>>

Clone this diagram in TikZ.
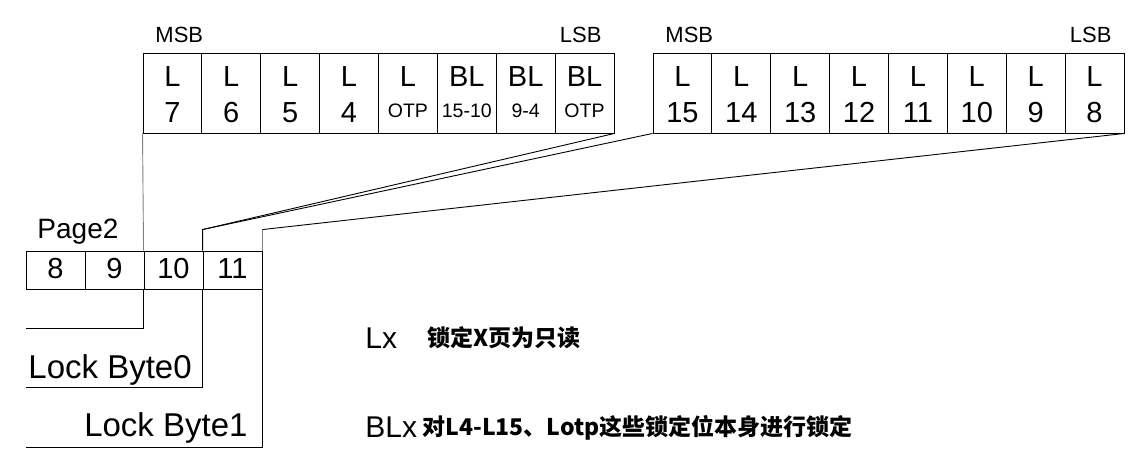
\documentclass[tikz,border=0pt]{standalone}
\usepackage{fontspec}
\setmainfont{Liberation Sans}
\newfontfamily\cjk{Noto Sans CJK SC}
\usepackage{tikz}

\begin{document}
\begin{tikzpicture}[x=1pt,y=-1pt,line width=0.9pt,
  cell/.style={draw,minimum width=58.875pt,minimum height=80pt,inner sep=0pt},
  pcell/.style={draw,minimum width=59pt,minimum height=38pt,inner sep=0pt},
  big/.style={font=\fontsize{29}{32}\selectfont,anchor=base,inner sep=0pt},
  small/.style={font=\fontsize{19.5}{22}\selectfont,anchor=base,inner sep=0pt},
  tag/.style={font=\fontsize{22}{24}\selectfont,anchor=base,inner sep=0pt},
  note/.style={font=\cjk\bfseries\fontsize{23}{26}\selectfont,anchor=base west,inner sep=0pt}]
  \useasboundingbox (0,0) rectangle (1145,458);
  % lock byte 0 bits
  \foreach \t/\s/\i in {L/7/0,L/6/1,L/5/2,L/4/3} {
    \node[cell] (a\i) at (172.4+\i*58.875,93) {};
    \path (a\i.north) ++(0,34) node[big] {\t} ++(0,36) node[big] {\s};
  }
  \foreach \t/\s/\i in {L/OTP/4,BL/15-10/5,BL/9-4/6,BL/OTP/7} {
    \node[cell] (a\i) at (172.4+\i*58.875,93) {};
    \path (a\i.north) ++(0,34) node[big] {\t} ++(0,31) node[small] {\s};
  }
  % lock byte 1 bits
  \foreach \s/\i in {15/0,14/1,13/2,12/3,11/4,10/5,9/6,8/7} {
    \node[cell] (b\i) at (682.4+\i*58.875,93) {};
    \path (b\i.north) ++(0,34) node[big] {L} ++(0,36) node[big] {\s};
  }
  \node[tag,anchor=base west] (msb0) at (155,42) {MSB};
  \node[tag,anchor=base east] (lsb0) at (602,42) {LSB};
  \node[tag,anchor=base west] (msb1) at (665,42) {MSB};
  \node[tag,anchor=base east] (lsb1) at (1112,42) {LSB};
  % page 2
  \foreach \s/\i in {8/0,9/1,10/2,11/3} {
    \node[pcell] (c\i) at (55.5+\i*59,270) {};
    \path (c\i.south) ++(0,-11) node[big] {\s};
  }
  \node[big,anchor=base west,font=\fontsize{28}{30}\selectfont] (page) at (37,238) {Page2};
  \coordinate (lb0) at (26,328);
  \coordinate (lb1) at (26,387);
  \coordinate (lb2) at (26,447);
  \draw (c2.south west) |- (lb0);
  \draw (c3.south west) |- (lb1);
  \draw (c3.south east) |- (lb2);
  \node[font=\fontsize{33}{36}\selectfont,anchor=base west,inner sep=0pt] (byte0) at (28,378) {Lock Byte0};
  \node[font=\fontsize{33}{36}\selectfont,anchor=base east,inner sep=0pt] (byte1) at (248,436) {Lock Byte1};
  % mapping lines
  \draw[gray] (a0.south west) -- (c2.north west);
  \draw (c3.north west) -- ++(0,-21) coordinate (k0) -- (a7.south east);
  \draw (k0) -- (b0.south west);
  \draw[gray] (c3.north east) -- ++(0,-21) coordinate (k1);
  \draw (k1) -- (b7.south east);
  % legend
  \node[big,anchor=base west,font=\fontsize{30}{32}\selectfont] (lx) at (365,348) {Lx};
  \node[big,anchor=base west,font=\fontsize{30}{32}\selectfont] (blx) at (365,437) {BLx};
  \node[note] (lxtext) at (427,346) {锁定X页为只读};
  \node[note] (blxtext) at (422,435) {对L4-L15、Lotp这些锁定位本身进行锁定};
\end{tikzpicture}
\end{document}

<<

- Goal -
Write out the listing word for word, omitting the pictures it holds.

- Output -
Clone this diagram in TikZ.
\documentclass[tikz,border=0pt]{standalone}
\usepackage{fontspec}
\setmainfont{Liberation Sans}
\newfontfamily\cjk{Noto Sans CJK SC}
\usepackage{tikz}

\begin{document}
\begin{tikzpicture}[x=1pt,y=-1pt,line width=0.9pt,
  cell/.style={draw,minimum width=58.875pt,minimum height=80pt,inner sep=0pt},
  pcell/.style={draw,minimum width=59pt,minimum height=38pt,inner sep=0pt},
  big/.style={font=\fontsize{29}{32}\selectfont,anchor=base,inner sep=0pt},
  small/.style={font=\fontsize{19.5}{22}\selectfont,anchor=base,inner sep=0pt},
  tag/.style={font=\fontsize{22}{24}\selectfont,anchor=base,inner sep=0pt},
  note/.style={font=\cjk\bfseries\fontsize{23}{26}\selectfont,anchor=base west,inner sep=0pt}]
  \useasboundingbox (0,0) rectangle (1145,458);
  % lock byte 0 bits
  \foreach \t/\s/\i in {L/7/0,L/6/1,L/5/2,L/4/3} {
    \node[cell] (a\i) at (172.4+\i*58.875,93) {};
    \path (a\i.north) ++(0,34) node[big] {\t} ++(0,36) node[big] {\s};
  }
  \foreach \t/\s/\i in {L/OTP/4,BL/15-10/5,BL/9-4/6,BL/OTP/7} {
    \node[cell] (a\i) at (172.4+\i*58.875,93) {};
    \path (a\i.north) ++(0,34) node[big] {\t} ++(0,31) node[small] {\s};
  }
  % lock byte 1 bits
  \foreach \s/\i in {15/0,14/1,13/2,12/3,11/4,10/5,9/6,8/7} {
    \node[cell] (b\i) at (682.4+\i*58.875,93) {};
    \path (b\i.north) ++(0,34) node[big] {L} ++(0,36) node[big] {\s};
  }
  \node[tag,anchor=base west] (msb0) at (155,42) {MSB};
  \node[tag,anchor=base east] (lsb0) at (602,42) {LSB};
  \node[tag,anchor=base west] (msb1) at (665,42) {MSB};
  \node[tag,anchor=base east] (lsb1) at (1112,42) {LSB};
  % page 2
  \foreach \s/\i in {8/0,9/1,10/2,11/3} {
    \node[pcell] (c\i) at (55.5+\i*59,270) {};
    \path (c\i.south) ++(0,-11) node[big] {\s};
  }
  \node[big,anchor=base west,font=\fontsize{28}{30}\selectfont] (page) at (37,238) {Page2};
  \coordinate (lb0) at (26,328);
  \coordinate (lb1) at (26,387);
  \coordinate (lb2) at (26,447);
  \draw (c2.south west) |- (lb0);
  \draw (c3.south west) |- (lb1);
  \draw (c3.south east) |- (lb2);
  \node[font=\fontsize{33}{36}\selectfont,anchor=base west,inner sep=0pt] (byte0) at (28,378) {Lock Byte0};
  \node[font=\fontsize{33}{36}\selectfont,anchor=base east,inner sep=0pt] (byte1) at (248,436) {Lock Byte1};
  % mapping lines
  \draw[gray] (a0.south west) -- (c2.north west);
  \draw (c3.north west) -- ++(0,-21) coordinate (k0) -- (a7.south east);
  \draw (k0) -- (b0.south west);
  \draw[gray] (c3.north east) -- ++(0,-21) coordinate (k1);
  \draw (k1) -- (b7.south east);
  % legend
  \node[big,anchor=base west,font=\fontsize{30}{32}\selectfont] (lx) at (365,348) {Lx};
  \node[big,anchor=base west,font=\fontsize{30}{32}\selectfont] (blx) at (365,437) {BLx};
  \node[note] (lxtext) at (427,346) {锁定X页为只读};
  \node[note] (blxtext) at (422,435) {对L4-L15、Lotp这些锁定位本身进行锁定};
\end{tikzpicture}
\end{document}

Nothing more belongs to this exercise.